12.3. Target System

The target system is the entity under test. As robustness relates to input and environmental stresses, the target system definition is a key issue. Typically, a layered model of a system is used to indicate the different entities in the system. The OS is split into a suitably large number of components, as in Figure 12.1, depending on the goals of the study. A model similar to the one in Figure 12.1 allows for defining the input/output interfaces in the system and to isolate the target system under test.

The model chosen should be general enough to make the approach applicable to more than a specific target. This becomes even more important when the goal is to benchmark a system, as the benchmark is used to compare multiple systems. In Koopman and DeVale [20], the POSIX interface (an API to OS services) is used as a benchmark target (i.e., the components “below” this level in the system are considered to be the target system). Any system supporting this API can then potentially be benchmarked.

Often the OS is split into components, allowing characterization of intercom-ponent interaction. Arlat et al. [30] considers microkernel-based systems, where interactions between the different functional components comprising the kernel are studied. Gu et al. [16, 41] study the Linux OS, dividing it into functional subsystems, allowing characterization of error propagation across subsystems.

12.3.1. Case Study

The system used in this case study consists of the OS software and hardware components depicted in Figure 12.2. The goal is comparing device drivers and system services on their effect on OS robustness. The target system is the OS. The interfaces to the system under test thus become the software interfaces between the OS and the drivers and the interface between applications and the OS, as depicted in Figure 12.2. The first step (evaluation goals), has already pointed out device drivers as being separate from the rest of the OS, and thus Figure 12.2 highlights this key interface.

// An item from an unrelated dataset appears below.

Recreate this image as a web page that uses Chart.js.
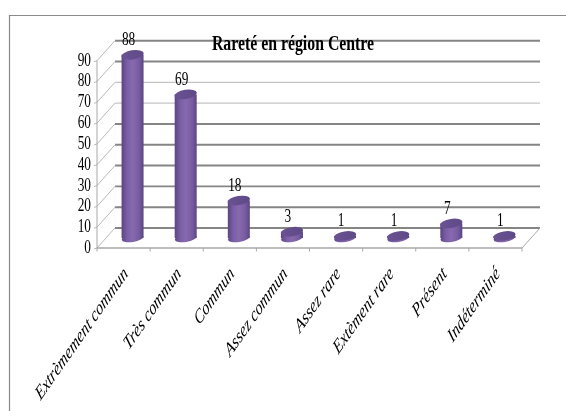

Drivers handle the interaction between the OS and the hardware. They are responsible for implementing the interface that the OS expects and are typically implemented by the hardware vendors. We do not consider direct interaction by the OS (or applications for that matter) with the hardware. This type of interaction is indeed possible in some OSs, but we focus on the more common model using device drivers.

The drivers in the system are labeled D₁, D₂,..., D_N in Figure 12.2. A driver exports services (service ds_x.y is the y^th service of driver D_x) that the OS uses to interact with the driver. For implementing its functionality, a driver may use other services provided by the OS (os_x.y), for instance, system calls. The two types of service interactions are considered individually in the case study.

The OS layer includes shared libraries present in the system. This corresponds to a programmer’s view of the system, that is, the libraries are present in the system to provide services for applications (and drivers). The OS layer is part of two important interfaces: the OS-Application and OS-Driver interfaces. The OS-Application interface (also known as API) provides services s₁, s₂,..., s_s to be used by applications. The OS-Driver interface contains the services the OS provides for drivers to use. For a specific driver D_x, the OS services it uses are labeled os_x.1, os_x.2,..., os_x.K. Note that it is possible for the OS to provide the same service for applications as well as for drivers.

The applications executing in the system provide services to users by the use of application code and services provided by the OS. Since different OS services may have different failure characteristics, the set of used services influences the behavior of the application when faults are present in the system. For the robustness evaluation presented in this chapter, the workload is defined as a set of applications and Section 12.4 discusses the choice of workload in more detail.